Tampaknya timku ini punya bakat alami menjadi artis, buktinya proses pengambilan berjalan lancar. Tidak ada yang terlihat demam kamera meski bersebelahan dengan seorang perempuan cantik nan tangguh. Dan juga karena ini sifatnya dokumenter jadi tim tidak perlu pakai script segala, hanya diberi pengarahan bentar oleh penanggung jawab acara dan kameraman, trus jalan deh prosesnya.

shooting JP

Bersyukur juga ada acara seperti Jejak Petualang karena dengan liputannya mengenai Harimau dan Gajah Sumatera, turut membantu menyampaikan kepada publik kondisi terkini satwa liar Indonesia yang juga adalah bagian dari kekayaan negeri khatulistiwa ini.

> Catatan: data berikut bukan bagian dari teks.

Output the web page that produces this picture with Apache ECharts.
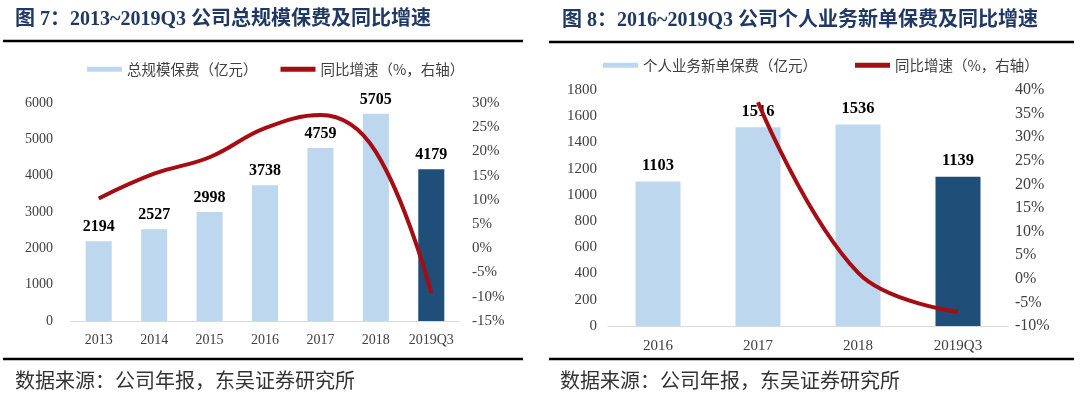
<!DOCTYPE html>
<html>
<head>
<meta charset="utf-8">
<script src="https://cdn.jsdelivr.net/npm/echarts@6/dist/echarts.min.js"></script>
<style>
  html, body { margin: 0; padding: 0; background: #fff; }
  #chart { width: 1080px; height: 398px; }
</style>
</head>
<body>
<div id="chart"></div>
<script>
// 图7 数据
const years1 = ["2013", "2014", "2015", "2016", "2017", "2018", "2019Q3"];
const premium1 = [2194, 2527, 2998, 3738, 4759, 5705, 4179];
const growth1 = [10.3, 15.4, 18.8, 24.8, 27.5, 19.9, -9.2];

// 图8 数据
const years2 = ["2016", "2017", "2018", "2019Q3"];
const premium2 = [1103, 1516, 1536, 1139];
const growth2 = [null, 37.4, 1.3, -7.0];

const barName1 = "总规模保费（亿元）";
const barName2 = "个人业务新单保费（亿元）";
const lineName = "同比增速（%，右轴）";

const LIGHT = "#bdd7ee";
const DARK = "#1f4e79";
const RED = "#a50d12";
const SERIF = '"Liberation Serif", "Times New Roman", serif';
const CJK = '"Noto Sans CJK SC", sans-serif';
const TITLE_FONT = 'bold 20px "Liberation Serif", "Noto Sans CJK SC"';

const myChart = echarts.init(document.getElementById("chart"));

// 最后一根柱子深色
function barColor(len) {
  return function (p) {
    return p.dataIndex === len - 1 ? DARK : LIGHT;
  };
}

function valueAxis(grid, min, max, step, pos, margin, size, pct) {
  return {
    type: "value",
    gridIndex: grid,
    position: pos,
    min: min,
    max: max,
    interval: step,
    splitLine: { show: false },
    axisLine: { show: false },
    axisTick: { show: false },
    axisLabel: {
      margin: margin,
      fontFamily: SERIF,
      fontSize: size,
      color: "#404040",
      formatter: function (v) {
        return pct ? v + "%" : String(v);
      },
    },
  };
}

function catAxis(grid, data, margin, size) {
  return {
    type: "category",
    gridIndex: grid,
    data: data,
    axisTick: { show: false },
    axisLine: { lineStyle: { color: "#d9d9d9", width: 1 } },
    axisLabel: { interval: 0, margin: margin, fontFamily: SERIF, fontSize: size, color: "#404040" },
  };
}

const legendText = { fontFamily: CJK, fontSize: 14.5, color: "#404040" };

myChart.setOption({
  animation: false,
  backgroundColor: "#fff",
  legend: [
    {
      left: 82, top: 57, itemGap: 23,
      icon: "rect", itemWidth: 35, itemHeight: 5,
      textStyle: legendText,
      data: [
        { name: barName1, itemStyle: { color: LIGHT } },
        { name: lineName, itemStyle: { color: RED } },
      ],
    },
    {
      left: 598, top: 53, itemGap: 38,
      icon: "rect", itemWidth: 35, itemHeight: 5,
      textStyle: legendText,
      data: [
        { name: barName2, itemStyle: { color: LIGHT } },
        { name: lineName, itemStyle: { color: RED } },
      ],
    },
  ],
  grid: [
    { left: 71, right: 621, top: 103, bottom: 77 },
    { left: 608, right: 72, top: 90, bottom: 72 },
  ],
  xAxis: [catAxis(0, years1, 12, 14), catAxis(1, years2, 13, 15)],
  yAxis: [
    valueAxis(0, 0, 6000, 1000, "left", 18, 14, false),
    valueAxis(0, -15, 30, 5, "right", 13, 15, true),
    valueAxis(1, 0, 1800, 200, "left", 11, 15, false),
    valueAxis(1, -10, 40, 5, "right", 7, 16, true),
  ],
  series: [
    {
      name: barName1, type: "bar", xAxisIndex: 0, yAxisIndex: 0,
      data: premium1, barWidth: "47%",
      itemStyle: { color: barColor(premium1.length) },
      label: { show: true, position: "top", distance: 6, fontFamily: SERIF, fontWeight: "bold", fontSize: 16, color: "#000" },
    },
    {
      name: lineName, type: "line", xAxisIndex: 0, yAxisIndex: 1,
      data: growth1, smooth: 0.4, symbol: "none", z: 5,
      lineStyle: { color: RED, width: 4 },
      itemStyle: { color: RED },
    },
    {
      name: barName2, type: "bar", xAxisIndex: 1, yAxisIndex: 2,
      data: premium2, barWidth: "45%",
      itemStyle: { color: barColor(premium2.length) },
      label: { show: true, position: "top", distance: 7, fontFamily: SERIF, fontWeight: "bold", fontSize: 16.5, color: "#000" },
    },
    {
      name: lineName, type: "line", xAxisIndex: 1, yAxisIndex: 3,
      data: growth2, smooth: 0.4, symbol: "none", z: 5,
      lineStyle: { color: RED, width: 4 },
      itemStyle: { color: RED },
    },
  ],
  // 标题、分隔线、数据来源
  graphic: [
    { type: "text", x: 15, y: 20, style: { text: "图 7：2013~2019Q3 公司总规模保费及同比增速", font: TITLE_FONT, fill: "#1f3864", verticalAlign: "middle" } },
    { type: "text", x: 562, y: 21, style: { text: "图 8：2016~2019Q3 公司个人业务新单保费及同比增速", font: TITLE_FONT, fill: "#1f3864", verticalAlign: "middle" } },
    { type: "line", shape: { x1: 3, y1: 41, x2: 523, y2: 41 }, style: { stroke: "#000", lineWidth: 2.5 } },
    { type: "line", shape: { x1: 549, y1: 42, x2: 1074, y2: 42 }, style: { stroke: "#000", lineWidth: 2.5 } },
    { type: "line", shape: { x1: 3, y1: 359, x2: 523, y2: 359 }, style: { stroke: "#000", lineWidth: 2.5 } },
    { type: "line", shape: { x1: 549, y1: 359, x2: 1074, y2: 359 }, style: { stroke: "#000", lineWidth: 2.5 } },
    { type: "text", x: 15, y: 380, style: { text: "数据来源：公司年报，东吴证券研究所", font: '20px ' + CJK, fill: "#333", verticalAlign: "middle" } },
    { type: "text", x: 560, y: 380, style: { text: "数据来源：公司年报，东吴证券研究所", font: '20px ' + CJK, fill: "#333", verticalAlign: "middle" } },
  ],
});
</script>
</body>
</html>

Sembari mengabadikan momen-momen shooting Jejak Petualang, aku menikmati ujicoba ku naik-turun bukit batu dinding. Kata bang Samsu, anggota TPU, saat mereka membawa Barney Long, Technical Adviser dari WWF-US, mereka juga mengikuti jalur bukit batu dinding ini.

Setelah kegiatan shooting selesai, kami pun segera berkemas bersiap pulang: memasukkan kembali semua peralatan tenda dan masak, membersihkan areal camp dari sampah. Yang pulang ke Pekanbaru sih tim dari Jejak Petualang serta mba Randu Rini dari bagian Comms Jakarta, sedangkan kami yang tim riset akan melanjutkan perjalanan di Rimbang Baling.

Menyusuri sungai

Untuk kembali ke Desa Gema, kami harus melewati rute yang sama saat menuju ke sini hari sebelumnya. Perjalanan pulang lebih menantang ketimbang masuknya karena air sungai telah meluap dan arusnya yang deras sehingga menyebrang pun menimbulkan perasaan ngeri-ngeri sedap, istilah tim untuk menggambarkan kondisi yang perlu sedikit keberanian.

Malamya kami menginap di tempat bang Samsu, anggota TPU, untuk beristirahat sejenak sembari mengeringkan tenda dan terpal yang basah dan berlumpur.